Aim of the exercise ->
Can you write out all the lines word for word, with no pictures?
+---+
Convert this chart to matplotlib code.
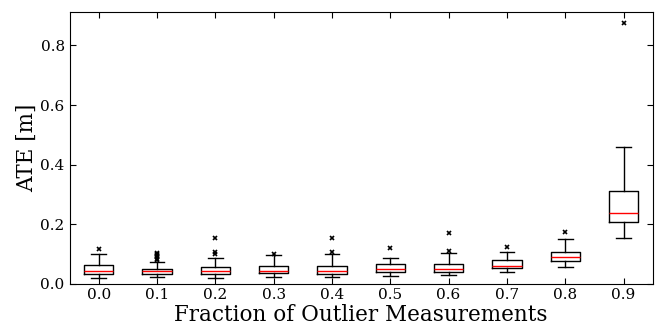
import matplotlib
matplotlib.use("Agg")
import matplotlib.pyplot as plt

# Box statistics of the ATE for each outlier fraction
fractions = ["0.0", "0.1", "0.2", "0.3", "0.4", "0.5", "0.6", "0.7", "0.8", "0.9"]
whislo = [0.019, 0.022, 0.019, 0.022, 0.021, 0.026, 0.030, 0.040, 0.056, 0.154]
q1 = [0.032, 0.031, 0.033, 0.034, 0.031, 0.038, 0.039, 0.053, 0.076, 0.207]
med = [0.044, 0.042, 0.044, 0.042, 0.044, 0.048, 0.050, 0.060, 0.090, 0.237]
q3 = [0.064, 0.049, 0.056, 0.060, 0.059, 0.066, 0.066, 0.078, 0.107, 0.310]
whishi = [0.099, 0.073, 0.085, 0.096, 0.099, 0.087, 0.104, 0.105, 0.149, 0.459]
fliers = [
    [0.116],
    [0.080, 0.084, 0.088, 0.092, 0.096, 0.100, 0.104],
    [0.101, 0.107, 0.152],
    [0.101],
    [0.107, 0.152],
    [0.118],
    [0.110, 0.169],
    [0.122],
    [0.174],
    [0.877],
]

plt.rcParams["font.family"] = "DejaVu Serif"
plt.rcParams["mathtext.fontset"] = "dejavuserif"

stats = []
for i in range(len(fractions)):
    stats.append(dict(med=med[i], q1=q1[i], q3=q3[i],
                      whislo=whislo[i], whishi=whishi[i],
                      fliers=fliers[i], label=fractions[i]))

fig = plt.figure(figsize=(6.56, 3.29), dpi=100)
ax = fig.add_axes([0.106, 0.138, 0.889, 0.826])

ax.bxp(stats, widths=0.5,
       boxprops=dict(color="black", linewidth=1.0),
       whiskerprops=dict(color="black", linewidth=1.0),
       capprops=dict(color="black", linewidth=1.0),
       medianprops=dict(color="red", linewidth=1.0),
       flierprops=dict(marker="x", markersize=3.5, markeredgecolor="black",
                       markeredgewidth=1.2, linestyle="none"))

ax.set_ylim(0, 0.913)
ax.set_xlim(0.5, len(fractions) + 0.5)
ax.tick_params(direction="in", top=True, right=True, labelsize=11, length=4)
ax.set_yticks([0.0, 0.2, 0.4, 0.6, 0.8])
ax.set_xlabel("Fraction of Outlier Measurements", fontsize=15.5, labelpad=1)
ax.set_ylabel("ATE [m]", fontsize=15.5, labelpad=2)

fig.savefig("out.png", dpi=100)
+---+
Right answer ->
Convert this chart to matplotlib code.
import matplotlib
matplotlib.use("Agg")
import matplotlib.pyplot as plt

# Box statistics of the ATE for each outlier fraction
fractions = ["0.0", "0.1", "0.2", "0.3", "0.4", "0.5", "0.6", "0.7", "0.8", "0.9"]
whislo = [0.019, 0.022, 0.019, 0.022, 0.021, 0.026, 0.030, 0.040, 0.056, 0.154]
q1 = [0.032, 0.031, 0.033, 0.034, 0.031, 0.038, 0.039, 0.053, 0.076, 0.207]
med = [0.044, 0.042, 0.044, 0.042, 0.044, 0.048, 0.050, 0.060, 0.090, 0.237]
q3 = [0.064, 0.049, 0.056, 0.060, 0.059, 0.066, 0.066, 0.078, 0.107, 0.310]
whishi = [0.099, 0.073, 0.085, 0.096, 0.099, 0.087, 0.104, 0.105, 0.149, 0.459]
fliers = [
    [0.116],
    [0.080, 0.084, 0.088, 0.092, 0.096, 0.100, 0.104],
    [0.101, 0.107, 0.152],
    [0.101],
    [0.107, 0.152],
    [0.118],
    [0.110, 0.169],
    [0.122],
    [0.174],
    [0.877],
]

plt.rcParams["font.family"] = "DejaVu Serif"
plt.rcParams["mathtext.fontset"] = "dejavuserif"

stats = []
for i in range(len(fractions)):
    stats.append(dict(med=med[i], q1=q1[i], q3=q3[i],
                      whislo=whislo[i], whishi=whishi[i],
                      fliers=fliers[i], label=fractions[i]))

fig = plt.figure(figsize=(6.56, 3.29), dpi=100)
ax = fig.add_axes([0.106, 0.138, 0.889, 0.826])

ax.bxp(stats, widths=0.5,
       boxprops=dict(color="black", linewidth=1.0),
       whiskerprops=dict(color="black", linewidth=1.0),
       capprops=dict(color="black", linewidth=1.0),
       medianprops=dict(color="red", linewidth=1.0),
       flierprops=dict(marker="x", markersize=3.5, markeredgecolor="black",
                       markeredgewidth=1.2, linestyle="none"))

ax.set_ylim(0, 0.913)
ax.set_xlim(0.5, len(fractions) + 0.5)
ax.tick_params(direction="in", top=True, right=True, labelsize=11, length=4)
ax.set_yticks([0.0, 0.2, 0.4, 0.6, 0.8])
ax.set_xlabel("Fraction of Outlier Measurements", fontsize=15.5, labelpad=1)
ax.set_ylabel("ATE [m]", fontsize=15.5, labelpad=2)

fig.savefig("out.png", dpi=100)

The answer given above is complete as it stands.